Cosa inquina gli oceani?

“Gli oceani sono sottoposti a una serie costante di minacce e di alterazioni, che rischiano di aumentare nei prossimi anni e che sono correlate anche alla crescita delle attività e dell’economia prodotta dal mare. Si pensi ai rischi connessi all’inquinamento, alla pesca intensiva, alle attività estrattive sui fondali e ai cambiamenti climatici. Tra le forme di inquinamento più diffuse c’è quella della plastica, tanto che alcune statistiche dicono che se questo fenomeno non viene fermato subito, fra circa trent’anni nei nostri mari ci sarà più plastica che pesci”.

I cambiamenti climatici che conseguenze hanno?

“Si tratta di un fenomeno causato dall’uomo che nel nostro caso comporta un innalzamento della temperatura marina e l’acidificazione. Questo processo ha un impatto devastante in quanto alcuni organismi possono trovarsi in situazioni meno favorevoli e quindi diventano più vulnerabili. Alcuni si adattano, altri, se possono, migrano verso zone in cui vi sono situazioni migliori. Nei nostri mari, nei punti in cui abbiamo misurazioni sistematiche per un periodo sufficientemente lungo, emerge chiaramente come negli ultimi decenni vi siano stati aumenti rilevanti sia nella temperatura sia dell’acidità. Tutto questo potrebbe tradursi in un’alterazione della capacità degli ecosistemi marini di fornire i cosiddetti ‘servizi ecosistemici’”.

Professore, lei ci sta mettendo di fronte a una realtà spaventosa. L’umanità lo capisce?
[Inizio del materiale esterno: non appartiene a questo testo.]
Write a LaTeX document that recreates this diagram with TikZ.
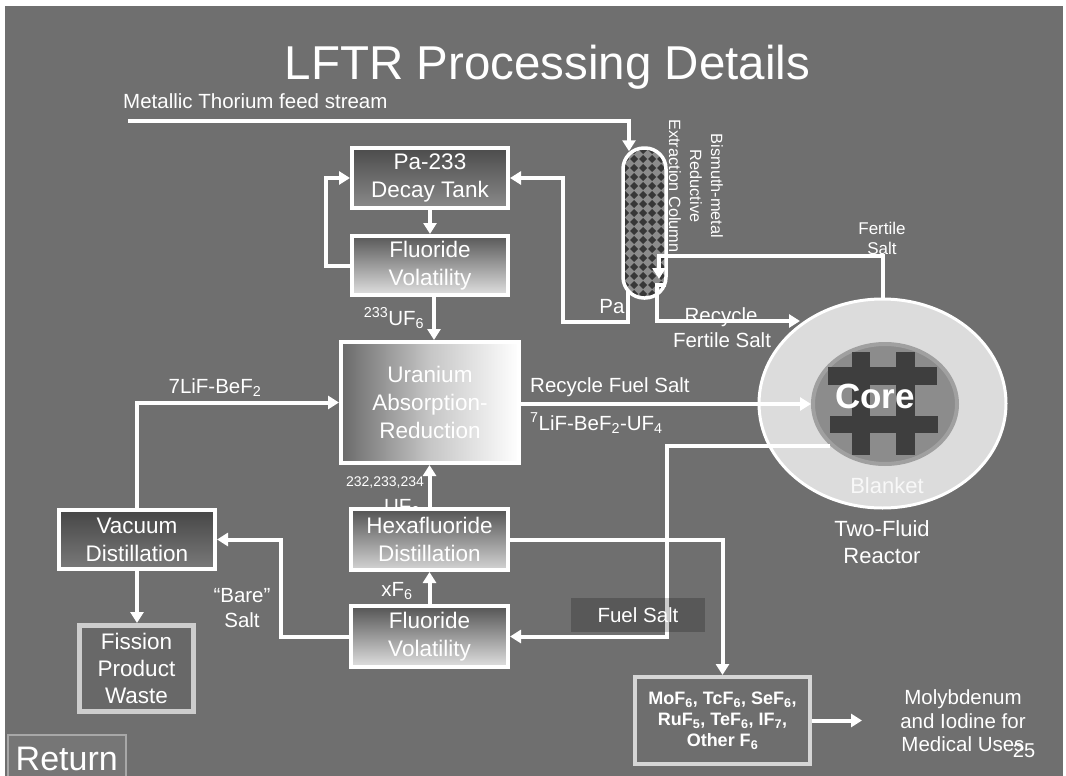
\documentclass[tikz,border=0pt]{standalone}
\usepackage{fontspec}
\setmainfont{Liberation Sans}
\usetikzlibrary{arrows.meta,calc,shapes.geometric}
\newcommand{\fsz}[2]{\fontsize{#1}{#2}\selectfont}
\definecolor{bgc}{RGB}{111,111,111}
\definecolor{patop}{RGB}{76,76,76}
\definecolor{pabot}{RGB}{138,138,138}
\definecolor{fvtop}{RGB}{88,88,88}
\definecolor{fvbot}{RGB}{224,224,224}
\definecolor{hdtop}{RGB}{84,84,84}
\definecolor{hdbot}{RGB}{212,212,212}
\definecolor{vdtop}{RGB}{70,70,70}
\definecolor{vdbot}{RGB}{122,122,122}
\definecolor{ualeft}{RGB}{106,106,106}
\definecolor{uamid}{RGB}{198,198,198}
\definecolor{fpwfill}{RGB}{104,104,104}
\definecolor{fpwdraw}{RGB}{205,205,205}
\definecolor{mofill}{RGB}{110,110,110}
\definecolor{modraw}{RGB}{214,214,214}
\definecolor{colfill}{RGB}{140,140,140}
\definecolor{coldark}{RGB}{55,55,55}
\definecolor{blankc}{RGB}{220,220,220}
\definecolor{coreedge}{RGB}{160,160,160}
\definecolor{corefill}{RGB}{140,140,140}
\definecolor{hashc}{RGB}{62,62,62}
\definecolor{blanktxt}{RGB}{248,248,248}
\definecolor{retfill}{RGB}{118,118,118}
\definecolor{retdraw}{RGB}{168,168,168}
\begin{document}
\begin{tikzpicture}[x=1pt,y=-1pt,
  flow/.style={draw=white, line width=4pt, -{Triangle[length=11pt,width=13pt]}},
  proc/.style={draw=white, line width=4pt, text=white, align=center, inner sep=0pt, font={\fsz{22.5}{28}}},
  lbl/.style={text=white, inner sep=0pt, font={\fsz{20.5}{25}}},
]
\useasboundingbox (0,0) rectangle (1066,776);
\fill[white] (0,0) rectangle (1066,776);
\fill[bgc] (5,6) rectangle (1063,776);

% title and feed label
\node[lbl, font={\fsz{47.5}{56}}, anchor=base] (title) at (547.5,80) {LFTR Processing Details};
\node[lbl, font={\fsz{20.5}{24}}, anchor=base west] (feedlbl) at (123,108) {Metallic Thorium feed stream};

% partly hidden label behind the hexafluoride box
\node[lbl, anchor=base] (uflbl) at (402,513) {UF\textsubscript{6}};
\node[lbl, font={\fsz{14}{17}}, anchor=base] (isolbl) at (385,486) {232,233,234};

% process boxes
\node[proc, minimum width=156pt, minimum height=60pt, top color=patop, bottom color=pabot] (pa) at (430,178) {Pa-233\\Decay Tank};
\node[proc, minimum width=156pt, minimum height=59pt, top color=fvtop, bottom color=fvbot] (fv1) at (430,265.5) {Fluoride\\Volatility};
\node[proc, minimum width=178pt, minimum height=121pt, left color=ualeft, right color=white, middle color=uamid] (ua) at (430,402.5) {Uranium\\Absorption-\\Reduction};
\node[proc, minimum width=157pt, minimum height=61pt, top color=hdtop, bottom color=hdbot] (hd) at (429.5,539.5) {Hexafluoride\\Distillation};
\node[proc, minimum width=157pt, minimum height=61pt, top color=hdtop, bottom color=fvbot] (fv2) at (429.5,636.5) {Fluoride\\Volatility};
\node[proc, minimum width=156pt, minimum height=59pt, top color=vdtop, bottom color=vdbot] (vd) at (137,539.5) {Vacuum\\Distillation};
\node[proc, draw=fpwdraw, line width=5pt, fill=fpwfill, minimum width=114pt, minimum height=86pt, font={\fsz{22.5}{27}}] (fpw) at (136.5,668.5) {Fission\\Product\\Waste};
\node[proc, draw=modraw, fill=mofill, minimum width=175pt, minimum height=87pt, font={\bfseries\fsz{18}{21}}] (mo) at (722.5,720.5) {MoF\textsubscript{6}, TcF\textsubscript{6}, SeF\textsubscript{6},\\RuF\textsubscript{5}, TeF\textsubscript{6}, IF\textsubscript{7},\\Other F\textsubscript{6}};

% extraction column
\node[draw=white, line width=3.5pt, rounded corners=21pt, minimum width=43pt, minimum height=150pt, inner sep=0pt, fill=colfill,
  path picture={
    \foreach \i in {0,...,5}{
      \foreach \j in {0,...,17}{
        \fill[coldark, sharp corners] ([xshift=\i*9pt+2pt, yshift=-\j*9pt-2pt]path picture bounding box.north west) +(-4pt,0pt) -- +(0pt,4pt) -- +(4pt,0pt) -- +(0pt,-4pt) -- cycle;
      }
    }
  }] (col) at (644.5,223) {};
\node[lbl, font={\fsz{16.3}{21}}, rotate=-90, align=center] (collbl) at (696,186) {Bismuth-metal\\Reductive\\Extraction Column};

% reactor
\node[ellipse, draw=white, line width=3pt, fill=blankc, minimum width=247pt, minimum height=209pt, inner sep=0pt] (blanket) at (882.5,403.5) {};
\node[ellipse, draw=coreedge, line width=4pt, fill=corefill, minimum width=144pt, minimum height=120pt, inner sep=0pt] (core) at (885,404) {};
\fill[hashc] (852,352) rectangle (870,455);
\fill[hashc] (896,352) rectangle (915,455);
\fill[hashc] (828,367) rectangle (937,385);
\fill[hashc] (830,416) rectangle (938,433);
\node[text=white, inner sep=0pt, font={\bfseries\fsz{35}{40}}, anchor=base] (corelbl) at (875,408) {Core};
\node[lbl, text=blanktxt, font={\fsz{22}{26}}, anchor=base] (blanklbl) at (887,493) {Blanket};
\node[lbl, font={\fsz{22}{27}}, align=center] (reactlbl) at (882,542.6) {Two-Fluid\\Reactor};

% connectors
\coordinate (feedstart) at (128,121);
\draw[flow] (feedstart) -| ([xshift=-15.5pt,yshift=-5pt]col.north);
\coordinate (fsin) at (659,279);
\draw[flow] (blanket.north) |- ($(fsin)+(0,-23)$) -- (fsin);
\coordinate (colout) at (666,285);
\coordinate (rfin) at (800,321);
\draw[flow] (colout) -- ++(-9,0) |- (rfin);
\draw[flow] ([xshift=-16.5pt,yshift=10pt]col.south) |- ($(pa.east)+(53,144)$) |- (pa.east);
\draw[flow] (fv1.west) -| ($(pa.west)+(-24,0)$) -- (pa.west);
\draw[flow] (pa.south) -- (fv1.north);
\draw[flow] ([xshift=4pt]fv1.south) -- ([xshift=4pt]ua.north);
\draw[flow] (hd.north) -- (hd.north |- ua.south);
\draw[flow] (fv2.north) -- (hd.south);
\draw[flow] (fv2.west) -| ($(vd.east)+(64,0)$) -- (vd.east);
\draw[flow] (vd.south) -- (vd.south |- fpw.north);
\draw[flow] (vd.north) |- (ua.west);
\draw[flow] ([yshift=-1.5pt]ua.east) -- ([yshift=-1.5pt]ua.east -| core.west);
\coordinate (fsout) at (830,446);
\draw[flow] (fsout) -| ($(fv2.east)+(157,0)$) -- (fv2.east);
\draw[flow] (hd.east) -| (mo.north);
\coordinate (medout) at (862,720.5);
\draw[flow] (mo.east) -- (medout);

% fuel salt tag
\node[fill=black, fill opacity=0.2, text opacity=1, text=white, inner sep=0pt, minimum width=134pt, minimum height=34pt, font={\fsz{20.5}{25}}] (fslbl) at (638,615) {Fuel Salt};

% labels
\node[lbl, anchor=base] (palbl) at (612,313) {Pa};
\node[lbl, anchor=base] (rec1) at (721,322) {Recycle};
\node[lbl, anchor=base] (rec2) at (722,347) {Fertile Salt};
\node[lbl, font={\fsz{17}{20}}, align=center] (fertlbl) at (882,238.8) {Fertile\\Salt};
\node[lbl, anchor=base] (u233) at (394,325) {\textsuperscript{233}UF\textsubscript{6}};
\node[lbl, anchor=base] (lifbe) at (215,393) {7LiF-BeF\textsubscript{2}};
\node[lbl, anchor=base west] (rfs) at (530,392) {Recycle Fuel Salt};
\node[lbl, anchor=base west] (rfs2) at (530,430) {\textsuperscript{7}LiF-BeF\textsubscript{2}-UF\textsubscript{4}};
\node[lbl, anchor=base] (xf6) at (397,596) {xF\textsubscript{6}};
\node[lbl, align=center] (bare) at (242,608) {``Bare''\\Salt};
\node[lbl, align=center, font={\fsz{20.5}{23.5}}] (medlbl) at (963,721) {Molybdenum\\and Iodine for\\Medical Uses};
\node[lbl, font={\fsz{20}{24}}, anchor=base] (pagenum) at (1024,757) {25};
\node[draw=retdraw, line width=1.5pt, fill=retfill, text=white, inner sep=0pt, minimum width=118pt, minimum height=48pt, anchor=north west, font={\fsz{34}{40}}] (ret) at (7,734) {Return};
\end{tikzpicture}
\end{document}
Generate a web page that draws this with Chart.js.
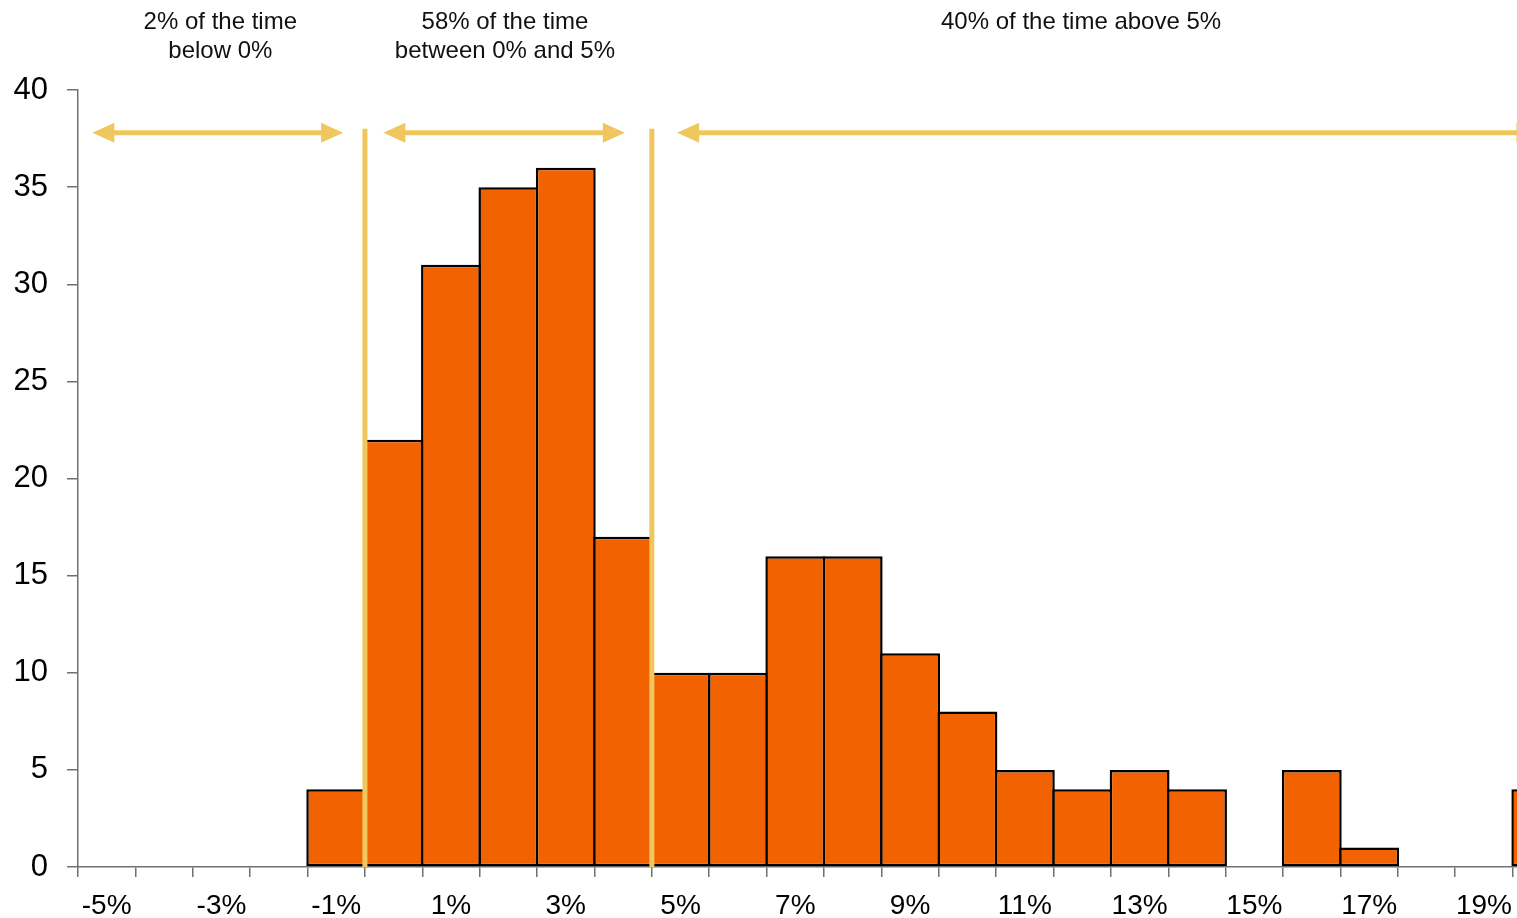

“Secondo me no,  altrimenti ognuno di noi farebbe qualcosa in più per bloccare questo processo.  Alcuni studi dicono che chi mangia con regolarità pesce, ogni settimana ingerisce 5 gr di plastica che equivale a una carta di credito.  Servono delle politiche che agiscano sulle cause piuttosto che sugli effetti. Le Nazioni Unite hanno  dedicato la decade 2021-2030 agli oceani e questa scelta ci indica come ci sia ancora molto da capire e da fare per avere un atteggiamento rispettoso verso la natura. Per ora si sta facendo abbastanza in termini di comunicazione, di sensibilizzazione e di sinergia tra le varie attività, ma ancora c’è molto da fare perché l’oceano ha bisogno di essere curato per poter salvare l’intero pianeta”.